Two weeks before civic election day in 2022, Loo waved Chinese and Canadian flags in front row seats at a Chinese national day event outside the Vancouver Art Gallery. Deputy consul general Wang Chengjun was seated to Loo’s left and Wang Dianqi to her right.
Loo told the Richmond News that she was unaware of the 4th Chinese Culture and Arts Festival’s connection to CCP supporters. “My goal is to bring people together,” she said.
Wang Dianqi visited China twice in 2019: for the May gathering of the World Chinese Association, where he reportedly met President Xi Jinping, and in October to celebrate 70 years of CCP rule, where Xi headlined a grand military parade.
Wang told the Overseas Chinese Network website in 2017 that he had paid nearly 2 million yuan ($390,000) to “children and soldiers of the motherland.” In the same year, he brought supplies to soldiers in his hometown in Zhejiang, China.
In 2016, Wang toured a People’s Liberation Army Navy ship in Victoria with Chinese diplomats and toasted the vessel’s officers at an Empress Hotel reception. Lahoo.ca reported he said “the strength of the Chinese army is a strong guarantee of world peace and stability.”

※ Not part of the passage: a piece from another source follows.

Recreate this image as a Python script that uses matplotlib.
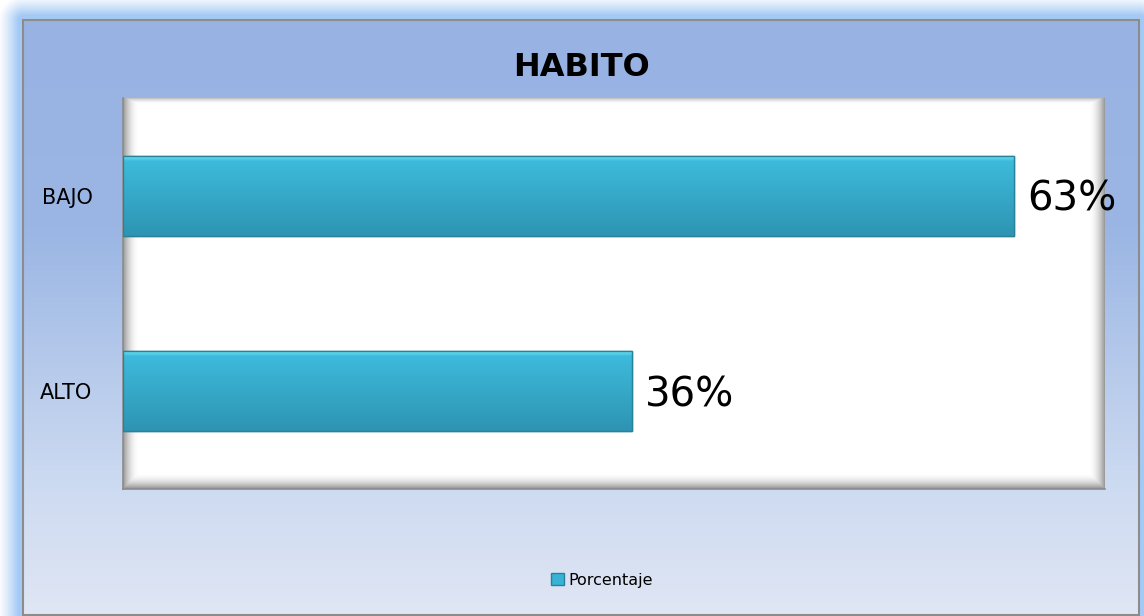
# -*- coding: utf-8 -*-
"""
HABITO - barra horizontal con estilo de Excel.
"""
import numpy as np
import matplotlib
matplotlib.use("Agg")
import matplotlib.pyplot as plt
from matplotlib.patches import Rectangle, Patch

# datos
categorias = ["ALTO", "BAJO"]
porcentaje = [36, 63]
etiquetas = ["36%", "63%"]
titulo = "HABITO"
serie = "Porcentaje"

W, H = 1144, 616
fig = plt.figure(figsize=(W / 100, H / 100), dpi=100)
fig.patch.set_facecolor("white")

# fondo: brillo exterior + degradado del marco
fx0, fx1, fy0, fy1 = 23, 1139, 20, 615
yy, xx = np.mgrid[0:H, 0:W].astype(float)
dx = np.maximum(np.maximum(fx0 - xx, xx - fx1), 0)
dy = np.maximum(np.maximum(fy0 - yy, yy - fy1), 0)
d = np.hypot(dx, dy)
glow = np.array([0.64, 0.79, 0.96])
a = np.clip(1.25 - d / 20, 0, 1) ** 1.2
img = np.ones((H, W, 3)) * (1 - a[..., None]) + glow * a[..., None]

stops_y = [fy0, 230, 480, fy1]
stops_c = np.array([[0.596, 0.702, 0.890], [0.608, 0.714, 0.894],
                    [0.800, 0.855, 0.945], [0.878, 0.902, 0.957]])
grad = np.stack([np.interp(np.arange(H), stops_y, stops_c[:, k]) for k in range(3)], axis=1)
inside = (xx >= fx0) & (xx <= fx1) & (yy >= fy0) & (yy <= fy1)
img[inside] = np.broadcast_to(grad[:, None, :], (H, W, 3))[inside]

bg = fig.add_axes([0, 0, 1, 1])
bg.imshow(img, extent=(0, W, H, 0), aspect="auto", interpolation="bilinear")
bg.add_patch(Rectangle((fx0, fy0), fx1 - fx0, fy1 - fy0, fill=False,
                       edgecolor="#8c8c8c", linewidth=1.5))
bg.set_xlim(0, W)
bg.set_ylim(H, 0)
bg.axis("off")

# area de trazado
px0, px1, py0, py1 = 123, 1105, 98, 489
ax = fig.add_axes([px0 / W, 1 - py1 / H, (px1 - px0) / W, (py1 - py0) / H])
ax.set_facecolor("white")
xmax = 69.4
ax.set_xlim(0, xmax)
ax.set_ylim(-0.5, 1.5)

# sombra interior
pw, ph = px1 - px0, py1 - py0
sy, sx = np.mgrid[0:ph, 0:pw].astype(float)
sh = np.maximum.reduce([
    np.clip(1 - sx / 16, 0, 1) ** 2 * 0.6,
    np.clip(1 - (pw - 1 - sx) / 16, 0, 1) ** 2 * 0.6,
    np.clip(1 - (ph - 1 - sy) / 16, 0, 1) ** 2 * 0.65,
    np.clip(1 - sy / 6, 0, 1) ** 2 * 0.35,
])
shade = np.zeros((ph, pw, 4))
shade[..., :3] = 0.35
shade[..., 3] = sh
ax.imshow(shade, extent=(0, xmax, -0.5, 1.5), aspect="auto", zorder=1)

# barras con degradado
bars = ax.barh(categorias, porcentaje, height=0.41, color="#39b3d5",
               edgecolor="#2a8299", linewidth=1.0, zorder=2)
top_c = np.array([0.45, 0.92, 0.98])
mid_c = np.array([0.24, 0.73, 0.86])
bot_c = np.array([0.18, 0.58, 0.70])
t = np.linspace(0, 1, 80)
col = np.where(t[:, None] < 0.07, top_c + (mid_c - top_c) * (t[:, None] / 0.07),
               mid_c + (bot_c - mid_c) * ((t[:, None] - 0.07) / 0.93))
bar_img = np.repeat(col[:, None, :], 2, axis=1)
for b in bars:
    x0, y0, bw, bh = b.get_x(), b.get_y(), b.get_width(), b.get_height()
    im = ax.imshow(bar_img, extent=(x0, x0 + bw, y0, y0 + bh), aspect="auto",
                   zorder=3, interpolation="bilinear")
    im.set_clip_path(b)
    ax.add_patch(Rectangle((x0, y0), bw, bh, fill=False, edgecolor="#2a8299",
                           linewidth=1.0, zorder=4))

for b, lab in zip(bars, etiquetas):
    ax.annotate(lab, (b.get_width(), b.get_y() + b.get_height() / 2),
                xytext=(9, -3), textcoords="offset points", va="center",
                ha="left", fontsize=29, color="black", zorder=5,
                annotation_clip=False)

ax.set_xticks([])
ax.tick_params(axis="y", length=0, pad=22, labelsize=15)
for s in ["top", "right"]:
    ax.spines[s].set_visible(False)
for s in ["left", "bottom"]:
    ax.spines[s].set_color("#8c8c8c")
    ax.spines[s].set_linewidth(1.2)

fig.text(581 / W, 1 - 67 / H, titulo, ha="center", va="center",
         fontsize=23, fontweight="bold")

fig.legend(handles=[Patch(facecolor="#39b3d5", edgecolor="#2a8299", label=serie)],
           loc="center", bbox_to_anchor=(602 / W, 1 - 580 / H), frameon=False,
           fontsize=11.5, handlelength=0.8, handleheight=0.8, handletextpad=0.3)

fig.savefig("out.png", dpi=100)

Loo’s city council duties include chairing the community safety committee. Chief Supt. Dave Chauhan, officer in charge of the Richmond RCMP, told the December meeting that a national security investigation was underway into allegations the Wenzhou Friendship Society operated an overseas Chinese police station.

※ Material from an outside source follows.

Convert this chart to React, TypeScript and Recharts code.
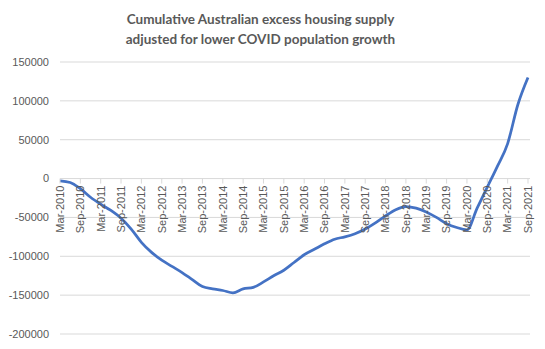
import React from 'react'
import { LineChart, Line, XAxis, YAxis, CartesianGrid } from 'recharts'

const quarters = [
  'Mar-2010', 'Jun-2010', 'Sep-2010', 'Dec-2010',
  'Mar-2011', 'Jun-2011', 'Sep-2011', 'Dec-2011',
  'Mar-2012', 'Jun-2012', 'Sep-2012', 'Dec-2012',
  'Mar-2013', 'Jun-2013', 'Sep-2013', 'Dec-2013',
  'Mar-2014', 'Jun-2014', 'Sep-2014', 'Dec-2014',
  'Mar-2015', 'Jun-2015', 'Sep-2015', 'Dec-2015',
  'Mar-2016', 'Jun-2016', 'Sep-2016', 'Dec-2016',
  'Mar-2017', 'Jun-2017', 'Sep-2017', 'Dec-2017',
  'Mar-2018', 'Jun-2018', 'Sep-2018', 'Dec-2018',
  'Mar-2019', 'Jun-2019', 'Sep-2019', 'Dec-2019',
  'Mar-2020', 'Jun-2020', 'Sep-2020', 'Dec-2020',
  'Mar-2021', 'Jun-2021', 'Sep-2021',
]

const excessSupply = [
  -3000, -5000, -13000, -24000,
  -33000, -41000, -51000, -65000,
  -82000, -95000, -105000, -113000,
  -121000, -130000, -139000, -142000,
  -144000, -147000, -142000, -140000,
  -133000, -125000, -118000, -108000,
  -98000, -91000, -84000, -78000,
  -75000, -71000, -65000, -57000,
  -48000, -40000, -36000, -38000,
  -43000, -50000, -58000, -63000,
  -66000, -38000, -11000, 16000,
  45000, 95000, 130000,
]

const yTicks = [-200000, -150000, -100000, -50000, 0, 50000, 100000, 150000]

const WIDTH = 545
const HEIGHT = 349
const X_AXIS_HEIGHT = 1
const MARGIN = { top: 62, right: 15, bottom: 14, left: 0 }
const Y_MIN = -200000
const Y_MAX = 150000
const plotHeight = HEIGHT - MARGIN.top - MARGIN.bottom - X_AXIS_HEIGHT
// Excel puts the category labels on the zero line, not at the bottom
const zeroY = MARGIN.top + (plotHeight * Y_MAX) / (Y_MAX - Y_MIN)

const chartData = quarters.map((q, i) => ({ quarter: q, value: excessSupply[i] }))

const ZeroLineTick = ({ x, payload }: any) => {
  const ty = zeroY + 7
  return (
    <g>
      <line x1={x} x2={x} y1={zeroY} y2={zeroY + 5} stroke="#d9d9d9" />
      <text
        x={x}
        y={ty}
        transform={`rotate(-90 ${x} ${ty})`}
        textAnchor="end"
        dy="0.35em"
        fontSize={11}
        fill="#595959"
        fontFamily="'Liberation Sans', Arial, sans-serif"
      >
        {payload.value}
      </text>
    </g>
  )
}

export default function App() {
  return (
    <div style={{ position: 'absolute', left: 0, top: 0, width: WIDTH, height: HEIGHT, background: '#fff' }}>
      <div
        style={{
          position: 'absolute',
          left: 0,
          top: 9,
          width: 521,
          textAlign: 'center',
          fontFamily: 'Lato, sans-serif',
          fontWeight: 700,
          fontSize: 13.5,
          lineHeight: '20px',
          color: '#595959',
        }}
      >
        Cumulative Australian excess housing supply
        <br />
        adjusted for lower COVID population growth
      </div>
      <LineChart width={WIDTH} height={HEIGHT} data={chartData} margin={MARGIN}>
        <CartesianGrid vertical={false} stroke="#d9d9d9" />
        <XAxis
          dataKey="quarter"
          interval={1}
          height={X_AXIS_HEIGHT}
          axisLine={false}
          tickLine={false}
          tick={<ZeroLineTick />}
          padding={{ left: 0, right: 2 }}
        />
        <YAxis
          width={60}
          domain={[Y_MIN, Y_MAX]}
          ticks={yTicks}
          axisLine={false}
          tickLine={false}
          tickSize={6}
          tickMargin={5}
          tickFormatter={(v: number) => String(v)}
          tick={{ fontSize: 11, fill: '#595959', fontFamily: "'Liberation Sans', Arial, sans-serif" }}
        />
        <Line
          type="monotone"
          dataKey="value"
          stroke="#4472C4"
          strokeWidth={2.75}
          dot={false}
          isAnimationActive={false}
        />
      </LineChart>
    </div>
  )
}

“Local government representatives get invitations from all types of organizations throughout the Lower Mainland,” said Kash Heed, the former B.C. Solicitor General elected to Richmond city council last October. “It’s incumbent upon any of these elected members to do their due diligence, to ensure they’re not caught up in any other foreign influence political moves.”
Loo rose to prominence with Canada’s snowboarding team at the Turin 2006 and Vancouver 2010 Winter Olympics. She attended a Beijing 2022 countdown event in Richmond in January 2022 with then-Consul General Tong Xiaoling and also appeared on a Phoenix TV program called “Political Differences Cannot Hinder the Beijing Winter Olympics.”
The Canadian government endorsed a diplomatic boycott of Beijing 2022, due to China’s mass-incarceration of Uyghur Muslims. Loo told pro-Beijing Phoenix TV that she disagreed with the idea of athletes criticizing a foreign government’s human rights record.
A reporter asked Loo at the time to comment about her televised remarks, but she said she had no time for an interview.
Last November, Loo spoke at the swearing-in of CACA’s new board and sat in the front row with Bains and new Consul General Yang Shu.